The government increased protection efforts. The government identified 53 trafficking victims in 2019, the same number as reported in 2018. The government did not provide additional information, such as the victims’ nationality, gender, or type or location of exploitation. An international organization reported assisting 24 victims of transnational trafficking, 19 of whom were referred by Tajikistani law enforcement (an increase from 11 in 2018), four by NGOs, and one by a foreign embassy; 21 were Tajikistani citizens and three were Vietnamese. Of the 24 victims assisted, 13 were adult males, 11 were victims of forced labor, and 13 were victims of sex trafficking. The government continued to implement the 2014 victim protection law, which set forth the provision of victim services; formalized the roles of agencies tasked with providing services; established government standards for service delivery among providers, including governmental agencies and NGOs; and mandated a national referral mechanism. However, gaps remained in the implementation of the victim protection law; some victims not referred to the government or an international organization lacked adequate access to attorneys during the investigation process and criminal proceedings. Tajikistani law enforcement agencies have not developed procedures to provide a legal status to victims, and some victims had to pay for legal and medical services that otherwise should have been provided by the government.
Most notably, authorities remained without a formal system for identifying trafficking victims and referring them to services. The government did not provide an update on whether the draft guidelines for victim identification, developed by a legislative reform working group and submitted to the government for approval in 2018, were adopted. Due to a lack of formal identification procedures, authorities may have penalized some unidentified victims for unlawful acts traffickers forced them to commit. Law enforcement officials routinely deported foreign migrant workers and did not attempt to identify trafficking victims proactively among men and women in commercial sex or forced labor. Officials also sometimes temporarily detained sex trafficking victims with their traffickers but later released and referred victims for assistance.

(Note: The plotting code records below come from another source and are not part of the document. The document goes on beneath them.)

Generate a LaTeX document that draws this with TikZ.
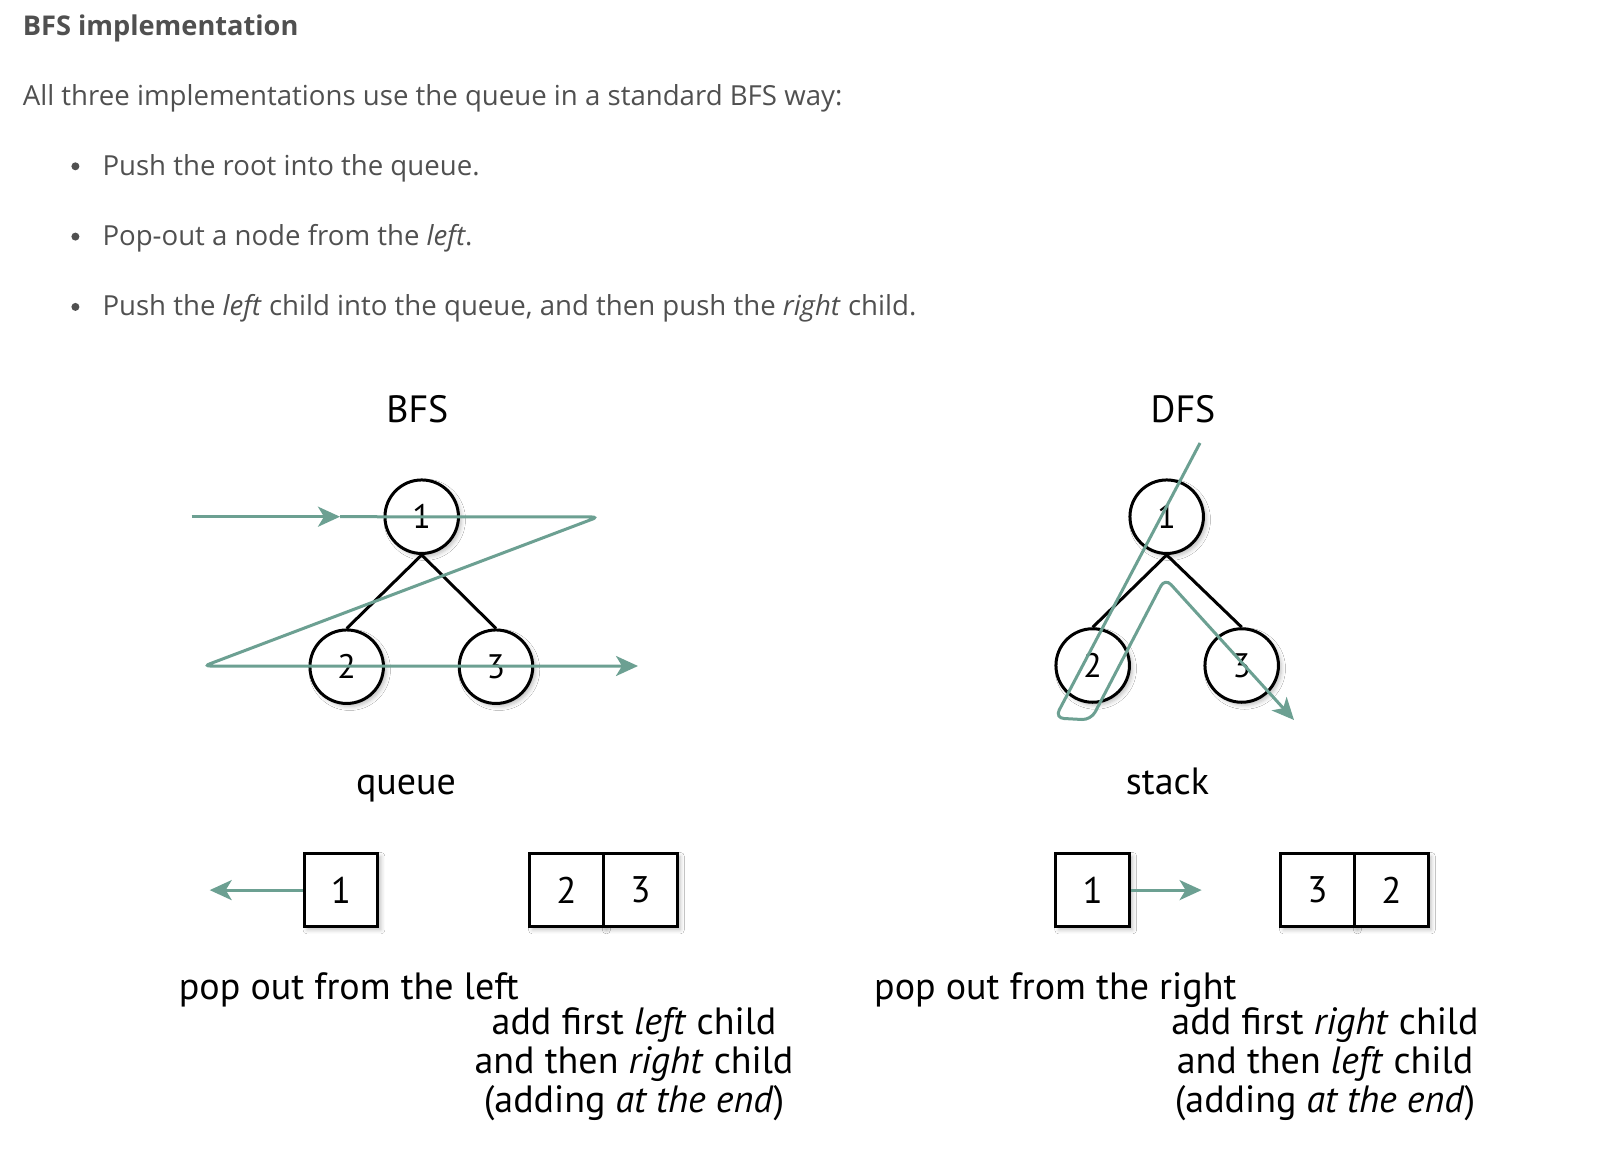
\documentclass[tikz,border=0pt]{standalone}
\usepackage{fontspec}
\setmainfont{Open Sans}
\newfontfamily\comicf{PT Sans}
\usetikzlibrary{arrows.meta,shadows.blur}
\definecolor{tealg}{RGB}{108,160,146}
\definecolor{txtgray}{RGB}{80,80,80}
\begin{document}
\begin{tikzpicture}[x=1pt,y=-1pt,
  body/.style={anchor=base west, inner sep=0pt, text=txtgray, font=\fontsize{27.6}{30}\selectfont},
  head/.style={anchor=base west, inner sep=0pt, text=txtgray, font=\fontsize{27.2}{30}\selectfont\bfseries},
  bdot/.style={circle, fill=txtgray, inner sep=0pt, minimum size=8pt},
  lbl/.style={inner sep=0pt, font=\comicf\fontsize{38}{40}\selectfont},
  shad/.style={blur shadow={shadow xshift=3pt, shadow yshift=-3pt, shadow blur radius=4pt, shadow opacity=25}},
  tnode/.style={circle, draw, line width=3pt, fill=white, minimum size=73.5pt, inner sep=0pt, font=\comicf\fontsize{34}{34}\selectfont, shad},
  cell/.style={draw, line width=3pt, fill=white, minimum width=73.9pt, minimum height=73.5pt, inner sep=0pt, font=\comicf\fontsize{37}{37}\selectfont, shad},
  treeline/.style={line width=3pt, black},
  flow/.style={draw=tealg, line width=3pt},
  tip/.style={-{Stealth[length=22pt,width=20pt,inset=6pt]}}
]
\fill[white] (0,0) rectangle (1620,1170);
\useasboundingbox (0,0) rectangle (1620,1170);

% header text
\node[head] (h) at (22.7,35) {BFS implementation};
\node[body] (intro) at (22.7,105) {All three implementations use the queue in a standard BFS way:};
\node[bdot] (d1b) at (75.4,166.3) {};
\node[bdot] (d2b) at (75.4,236.6) {};
\node[bdot] (d3b) at (75.4,306.9) {};
\node[body] (bl1) at (102.3,175) {Push the root into the queue.};
\node[body] (bl2) at (102.3,245) {Pop-out a node from the \textit{left}.};
\node[body] (bl3) at (102.3,315) {Push the \textit{left} child into the queue, and then push the \textit{right} child.};

% titles
\node[lbl] (tb) at (417.4,409) {BFS};
\node[lbl] (td) at (1183,409) {DFS};
\node[lbl, anchor=base] (tq) at (406,794) {queue};
\node[lbl, anchor=base] (ts) at (1167.5,794) {stack};

% BFS tree
\node[tnode] (b1) at (421.7,516.7) {1};
\node[tnode] (b2) at (346.7,666.7) {2};
\node[tnode] (b3) at (496,666.7) {3};
\draw[treeline] (b1.south) -- (b2.north);
\draw[treeline] (b1.south) -- (b3.north);

% DFS tree
\node[tnode] (e1) at (1166.7,516.7) {1};
\node[tnode] (e2) at (1092.7,665.5) {2};
\node[tnode] (e3) at (1241.7,665.5) {3};
\draw[treeline] (e1.south) -- (e2.north);
\draw[treeline] (e1.south) -- (e3.north);

% BFS traversal
\coordinate (bs) at (191.7,516.7);
\coordinate (bm) at (340,516.7);
\coordinate (bt1) at (598,517);
\coordinate (bt2) at (204,666);
\coordinate (be) at (638,666);
\draw[flow, tip] (bs) -- (bm);
\draw[flow, tip, rounded corners=6pt] (bm) -- (bt1) -- (bt2) -- (be);

% DFS traversal
\coordinate (ds) at (1200,443);
\coordinate (dc1) at (1055,718);
\coordinate (dc2) at (1091,720);
\coordinate (dc3) at (1165,578);
\coordinate (de) at (1294,720);
\draw[flow, tip, rounded corners=9pt] (ds) -- (dc1) -- (dc2) -- (dc3) -- (de);

% queue cells
\node[cell] (q1) at (341,890.1) {1};
\node[cell] (q2) at (566.45,890.1) {2};
\node[cell] (q3) at (640.35,890.1) {3};
\coordinate (qout) at (209.7,890.1);
\draw[flow, tip] (q1.west) -- (qout);

% stack cells
\node[cell] (s1) at (1092.7,890.1) {1};
\node[cell] (s3) at (1317.45,890.1) {3};
\node[cell] (s2) at (1391.35,890.1) {2};
\coordinate (sout) at (1201.6,890.1);
\draw[flow, tip] (s1.east) -- (sout);

% captions
\node[lbl, anchor=base west] (pl) at (178.7,999) {pop out from the left};
\node[lbl, anchor=base] (l1) at (634,1034) {add first \textit{left} child};
\node[lbl, anchor=base] (l2) at (634,1073.5) {and then \textit{right} child};
\node[lbl, anchor=base] (l3) at (634,1112.5) {(adding \textit{at the end})};
\node[lbl, anchor=base west] (pr) at (874,999) {pop out from the right};
\node[lbl, anchor=base] (r1) at (1325,1034) {add first \textit{right} child};
\node[lbl, anchor=base] (r2) at (1325,1073.5) {and then \textit{left} child};
\node[lbl, anchor=base] (r3) at (1325,1112.5) {(adding \textit{at the end})};
\end{tikzpicture}
\end{document}
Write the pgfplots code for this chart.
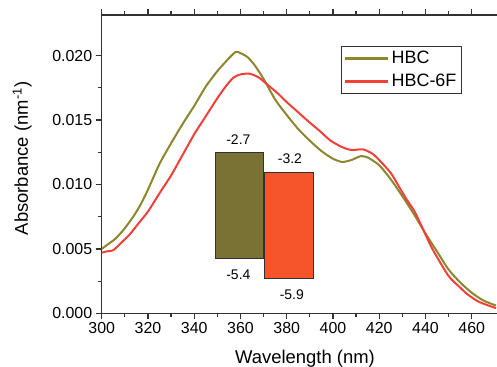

The government continued to operate the country’s sole trafficking shelter. The government contracted an NGO to provide victim services and provided 242,000 somoni ($25,080) for the shelter’s operating costs, medical assistance for victims, legal consultations, and partial funding of staff salaries, an increase compared with 190,000 somoni ($19,690) in 2018. The shelter assisted 20 victims in 2019, compared with six in 2018. Article 30 of the trafficking law mandated the creation of governmental and private institutions to directly aid victims with food and shelter, as well as social, legal, and reintegration assistance; however, outside of the funding for the shelter, an international organization funded most victim protection services.
Despite provisions in the 2014 law for security measures for trafficking victims, the government did not keep victims’ personal information confidential or provide protection for victim witnesses or their advocates. The law provided foreign victims the right to request temporary residency, which could be extended for one year following the completion of a criminal case based on the victims’ cooperation with law enforcement agencies, although no such cases were reported in 2019. There was no formal policy encouraging victims’ voluntary participation in legal proceedings; the 2014 victim protection law did not link other benefits to a victim’s participation in a trial and provided services regardless of legal status or prior consent to participate in subsequently identified trafficking crimes.